• _What you should do_: In this exercise, return the whole listing exactly, excluding any images.

• _Supplied data_:
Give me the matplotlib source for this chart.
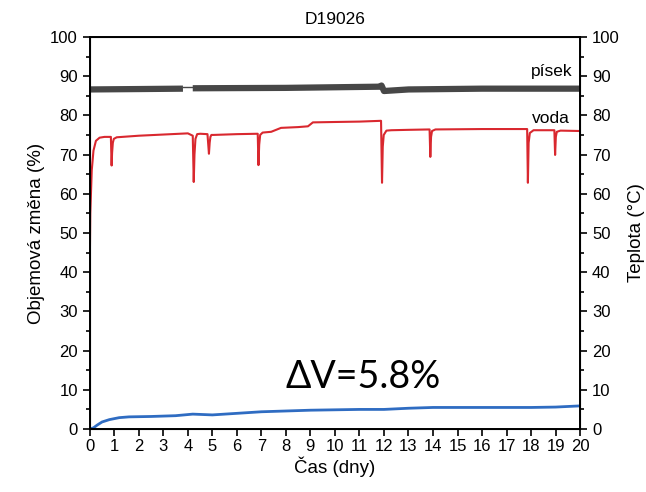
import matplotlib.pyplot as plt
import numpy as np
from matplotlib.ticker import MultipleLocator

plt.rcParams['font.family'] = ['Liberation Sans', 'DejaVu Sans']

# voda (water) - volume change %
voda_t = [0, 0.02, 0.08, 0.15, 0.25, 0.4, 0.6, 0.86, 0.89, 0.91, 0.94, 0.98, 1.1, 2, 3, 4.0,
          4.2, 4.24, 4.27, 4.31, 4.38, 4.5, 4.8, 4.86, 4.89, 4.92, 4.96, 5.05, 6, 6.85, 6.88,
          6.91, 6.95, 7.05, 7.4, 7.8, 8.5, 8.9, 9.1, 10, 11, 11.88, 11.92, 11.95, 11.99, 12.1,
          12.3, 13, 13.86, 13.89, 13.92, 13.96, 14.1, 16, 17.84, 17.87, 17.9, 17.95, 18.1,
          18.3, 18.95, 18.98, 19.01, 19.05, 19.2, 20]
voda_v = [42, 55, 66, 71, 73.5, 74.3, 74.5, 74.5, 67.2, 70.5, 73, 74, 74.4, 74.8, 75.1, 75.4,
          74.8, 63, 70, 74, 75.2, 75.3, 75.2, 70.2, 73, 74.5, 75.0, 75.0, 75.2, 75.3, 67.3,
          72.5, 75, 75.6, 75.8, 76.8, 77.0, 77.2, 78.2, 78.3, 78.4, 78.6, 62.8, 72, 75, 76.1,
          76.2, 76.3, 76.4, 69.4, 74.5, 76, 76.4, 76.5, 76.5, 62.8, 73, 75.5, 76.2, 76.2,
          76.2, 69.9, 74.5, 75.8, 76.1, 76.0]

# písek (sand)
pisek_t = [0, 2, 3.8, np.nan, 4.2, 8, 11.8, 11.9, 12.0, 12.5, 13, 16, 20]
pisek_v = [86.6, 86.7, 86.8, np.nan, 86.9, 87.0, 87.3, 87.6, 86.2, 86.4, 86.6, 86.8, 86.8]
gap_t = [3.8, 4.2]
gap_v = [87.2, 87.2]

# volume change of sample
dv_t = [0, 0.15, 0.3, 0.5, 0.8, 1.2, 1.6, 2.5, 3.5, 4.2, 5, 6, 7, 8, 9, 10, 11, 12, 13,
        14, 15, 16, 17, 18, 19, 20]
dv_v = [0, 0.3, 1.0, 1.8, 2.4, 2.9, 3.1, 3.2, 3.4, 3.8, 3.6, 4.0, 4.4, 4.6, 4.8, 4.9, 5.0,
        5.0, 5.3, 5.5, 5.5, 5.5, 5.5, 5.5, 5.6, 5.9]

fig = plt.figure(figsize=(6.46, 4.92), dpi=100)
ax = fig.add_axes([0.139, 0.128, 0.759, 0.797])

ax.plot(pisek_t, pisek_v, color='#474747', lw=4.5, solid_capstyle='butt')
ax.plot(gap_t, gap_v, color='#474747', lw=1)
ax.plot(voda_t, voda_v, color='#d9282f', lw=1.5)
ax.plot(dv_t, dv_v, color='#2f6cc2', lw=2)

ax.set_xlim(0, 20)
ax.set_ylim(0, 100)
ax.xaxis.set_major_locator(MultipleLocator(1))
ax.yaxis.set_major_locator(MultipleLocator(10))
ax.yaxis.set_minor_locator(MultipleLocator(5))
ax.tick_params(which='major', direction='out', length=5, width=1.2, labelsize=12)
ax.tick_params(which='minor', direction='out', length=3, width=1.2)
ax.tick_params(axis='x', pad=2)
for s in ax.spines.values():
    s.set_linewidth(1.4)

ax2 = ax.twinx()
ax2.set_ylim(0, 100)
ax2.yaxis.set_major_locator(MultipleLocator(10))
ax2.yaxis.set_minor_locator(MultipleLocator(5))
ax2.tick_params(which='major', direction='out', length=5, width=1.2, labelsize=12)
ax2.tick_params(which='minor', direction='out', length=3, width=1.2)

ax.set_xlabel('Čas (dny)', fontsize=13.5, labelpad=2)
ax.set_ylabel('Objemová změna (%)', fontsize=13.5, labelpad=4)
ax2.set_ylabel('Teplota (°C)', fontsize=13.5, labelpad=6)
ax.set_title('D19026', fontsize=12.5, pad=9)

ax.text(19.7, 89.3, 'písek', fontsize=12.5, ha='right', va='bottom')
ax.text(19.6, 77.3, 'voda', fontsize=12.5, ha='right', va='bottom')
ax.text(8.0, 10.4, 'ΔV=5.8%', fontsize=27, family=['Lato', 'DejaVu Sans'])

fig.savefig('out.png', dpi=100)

• _Result of this task_:
Give me the matplotlib source for this chart.
import matplotlib.pyplot as plt
import numpy as np
from matplotlib.ticker import MultipleLocator

plt.rcParams['font.family'] = ['Liberation Sans', 'DejaVu Sans']

# voda (water) - volume change %
voda_t = [0, 0.02, 0.08, 0.15, 0.25, 0.4, 0.6, 0.86, 0.89, 0.91, 0.94, 0.98, 1.1, 2, 3, 4.0,
          4.2, 4.24, 4.27, 4.31, 4.38, 4.5, 4.8, 4.86, 4.89, 4.92, 4.96, 5.05, 6, 6.85, 6.88,
          6.91, 6.95, 7.05, 7.4, 7.8, 8.5, 8.9, 9.1, 10, 11, 11.88, 11.92, 11.95, 11.99, 12.1,
          12.3, 13, 13.86, 13.89, 13.92, 13.96, 14.1, 16, 17.84, 17.87, 17.9, 17.95, 18.1,
          18.3, 18.95, 18.98, 19.01, 19.05, 19.2, 20]
voda_v = [42, 55, 66, 71, 73.5, 74.3, 74.5, 74.5, 67.2, 70.5, 73, 74, 74.4, 74.8, 75.1, 75.4,
          74.8, 63, 70, 74, 75.2, 75.3, 75.2, 70.2, 73, 74.5, 75.0, 75.0, 75.2, 75.3, 67.3,
          72.5, 75, 75.6, 75.8, 76.8, 77.0, 77.2, 78.2, 78.3, 78.4, 78.6, 62.8, 72, 75, 76.1,
          76.2, 76.3, 76.4, 69.4, 74.5, 76, 76.4, 76.5, 76.5, 62.8, 73, 75.5, 76.2, 76.2,
          76.2, 69.9, 74.5, 75.8, 76.1, 76.0]

# písek (sand)
pisek_t = [0, 2, 3.8, np.nan, 4.2, 8, 11.8, 11.9, 12.0, 12.5, 13, 16, 20]
pisek_v = [86.6, 86.7, 86.8, np.nan, 86.9, 87.0, 87.3, 87.6, 86.2, 86.4, 86.6, 86.8, 86.8]
gap_t = [3.8, 4.2]
gap_v = [87.2, 87.2]

# volume change of sample
dv_t = [0, 0.15, 0.3, 0.5, 0.8, 1.2, 1.6, 2.5, 3.5, 4.2, 5, 6, 7, 8, 9, 10, 11, 12, 13,
        14, 15, 16, 17, 18, 19, 20]
dv_v = [0, 0.3, 1.0, 1.8, 2.4, 2.9, 3.1, 3.2, 3.4, 3.8, 3.6, 4.0, 4.4, 4.6, 4.8, 4.9, 5.0,
        5.0, 5.3, 5.5, 5.5, 5.5, 5.5, 5.5, 5.6, 5.9]

fig = plt.figure(figsize=(6.46, 4.92), dpi=100)
ax = fig.add_axes([0.139, 0.128, 0.759, 0.797])

ax.plot(pisek_t, pisek_v, color='#474747', lw=4.5, solid_capstyle='butt')
ax.plot(gap_t, gap_v, color='#474747', lw=1)
ax.plot(voda_t, voda_v, color='#d9282f', lw=1.5)
ax.plot(dv_t, dv_v, color='#2f6cc2', lw=2)

ax.set_xlim(0, 20)
ax.set_ylim(0, 100)
ax.xaxis.set_major_locator(MultipleLocator(1))
ax.yaxis.set_major_locator(MultipleLocator(10))
ax.yaxis.set_minor_locator(MultipleLocator(5))
ax.tick_params(which='major', direction='out', length=5, width=1.2, labelsize=12)
ax.tick_params(which='minor', direction='out', length=3, width=1.2)
ax.tick_params(axis='x', pad=2)
for s in ax.spines.values():
    s.set_linewidth(1.4)

ax2 = ax.twinx()
ax2.set_ylim(0, 100)
ax2.yaxis.set_major_locator(MultipleLocator(10))
ax2.yaxis.set_minor_locator(MultipleLocator(5))
ax2.tick_params(which='major', direction='out', length=5, width=1.2, labelsize=12)
ax2.tick_params(which='minor', direction='out', length=3, width=1.2)

ax.set_xlabel('Čas (dny)', fontsize=13.5, labelpad=2)
ax.set_ylabel('Objemová změna (%)', fontsize=13.5, labelpad=4)
ax2.set_ylabel('Teplota (°C)', fontsize=13.5, labelpad=6)
ax.set_title('D19026', fontsize=12.5, pad=9)

ax.text(19.7, 89.3, 'písek', fontsize=12.5, ha='right', va='bottom')
ax.text(19.6, 77.3, 'voda', fontsize=12.5, ha='right', va='bottom')
ax.text(8.0, 10.4, 'ΔV=5.8%', fontsize=27, family=['Lato', 'DejaVu Sans'])

fig.savefig('out.png', dpi=100)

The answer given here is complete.